As a side actvity, ask your advisor for relevant papers, search on your own for more, those will lead to more references, once you have 20+, read them, skim them again, annotate them, try to organize their findings and how they relate in your mind, come up with an outline, and then try to draft a review paper on the subject, complete with your bibliography of references. Make it decent length, but not too long, say 10-20 double spaced pages. THEN when the paper is written, write an abstract for it, trying to distill everything down.
Surprise your advisor by asking him to look at your review and give you feedback.
To get published you need to write papers. To learn how to write, you need to start reading papers. Start by trying to write a review of the area you are working in. It will organize your thoughts, give you knowledge as you read papers, show your advisor you want to write, and maybe even form the kernel of something later, like the intro to a paper. If you write a first draft of something, it is always easier for your advisor or even a Postdoc in the lab to tear it totally apart than for them to come up with something new, but you need that first draft out there first, so the second one is better, and so on.

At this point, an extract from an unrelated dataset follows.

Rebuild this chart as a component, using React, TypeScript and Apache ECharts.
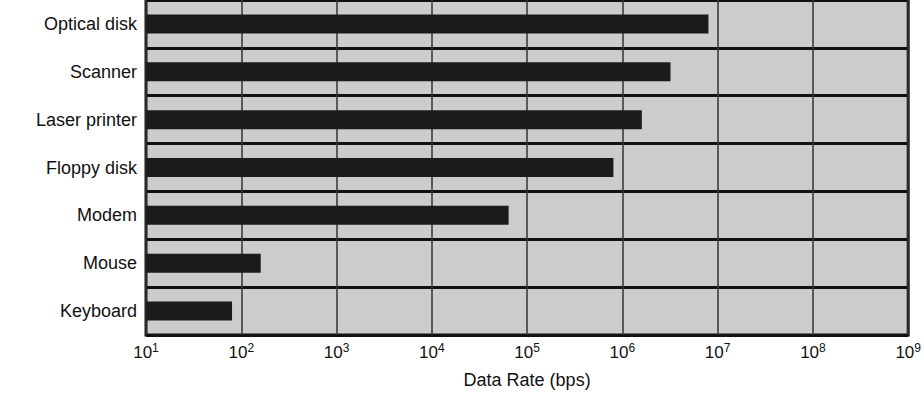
import React, { useEffect, useRef } from "react";
import * as echarts from "echarts";

const categories = ["Keyboard", "Mouse", "Modem", "Floppy disk", "Laser printer", "Scanner", "Optical disk"];
const dataRates = [80, 160, 64000, 805000, 1600000, 3200000, 8000000];
const axisMin = 10;
const axisMax = 1e9;
const axisTitle = "Data Rate (bps)";

const FONT = "'Liberation Sans', Arial, sans-serif";

export default function App() {
  const ref = useRef<HTMLDivElement>(null);
  useEffect(() => {
    if (!ref.current) return;
    const chart = echarts.init(ref.current, null, { renderer: "svg" });
    chart.setOption({
      animation: false,
      backgroundColor: "#ffffff",
      textStyle: { fontFamily: FONT },
      grid: {
        left: 146,
        right: 11,
        top: -1,
        bottom: 60,
        show: true,
        backgroundColor: "#cccccc",
        borderColor: "#111111",
        borderWidth: 3,
      },
      xAxis: {
        type: "log",
        logBase: 10,
        min: axisMin,
        max: axisMax,
        interval: 1,
        name: axisTitle,
        nameLocation: "middle",
        nameGap: 36,
        nameTextStyle: { fontSize: 18, color: "#111111", fontFamily: FONT },
        axisLine: { show: false },
        axisTick: { show: false },
        splitLine: { show: true, lineStyle: { color: "#333333", width: 1.5 } },
        axisLabel: {
          margin: 7,
          formatter: (v: number) => {
            const e = Math.round(Math.log10(v));
            return "{b|10}{s|" + e + "}";
          },
          rich: {
            b: { fontSize: 17, lineHeight: 19, color: "#111111", fontFamily: FONT, verticalAlign: "bottom" },
            s: { fontSize: 12, lineHeight: 13, color: "#111111", fontFamily: FONT, verticalAlign: "top" },
          },
        },
      },
      yAxis: {
        type: "category",
        data: categories,
        axisLine: { show: false },
        axisTick: { show: false },
        axisLabel: { fontSize: 18, color: "#111111", margin: 9, fontFamily: FONT },
        splitLine: { show: true, lineStyle: { color: "#111111", width: 3 } },
      },
      series: [
        {
          type: "bar",
          data: dataRates,
          barWidth: 19,
          itemStyle: { color: "#1b1b1b" },
          clip: true,
        },
      ],
    });
    return () => chart.dispose();
  }, []);
  return (
    <div style={{ position: "fixed", left: 0, top: 0, width: 924, height: 395, background: "#ffffff" }}>
      <div ref={ref} style={{ width: 924, height: 395 }} />
    </div>
  );
}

Start writing early. Don't try to write in a scientific style, just try to write as clearly as you can.
Learning to deal with harsh reviews is something to learn early too.
You also want some deep knowledge of what you are working on, both so it will be more interesting and motivating, but when you go to interviews you can give more details than just how any mLs you pipetted each day.
Passion for a particular area of research s something you just make, not that is inborn. Dive in fully, keep poking at areas you don't understand until you find something cool that you want to tell peope about. That is what a paper is. You can start trying to do that now.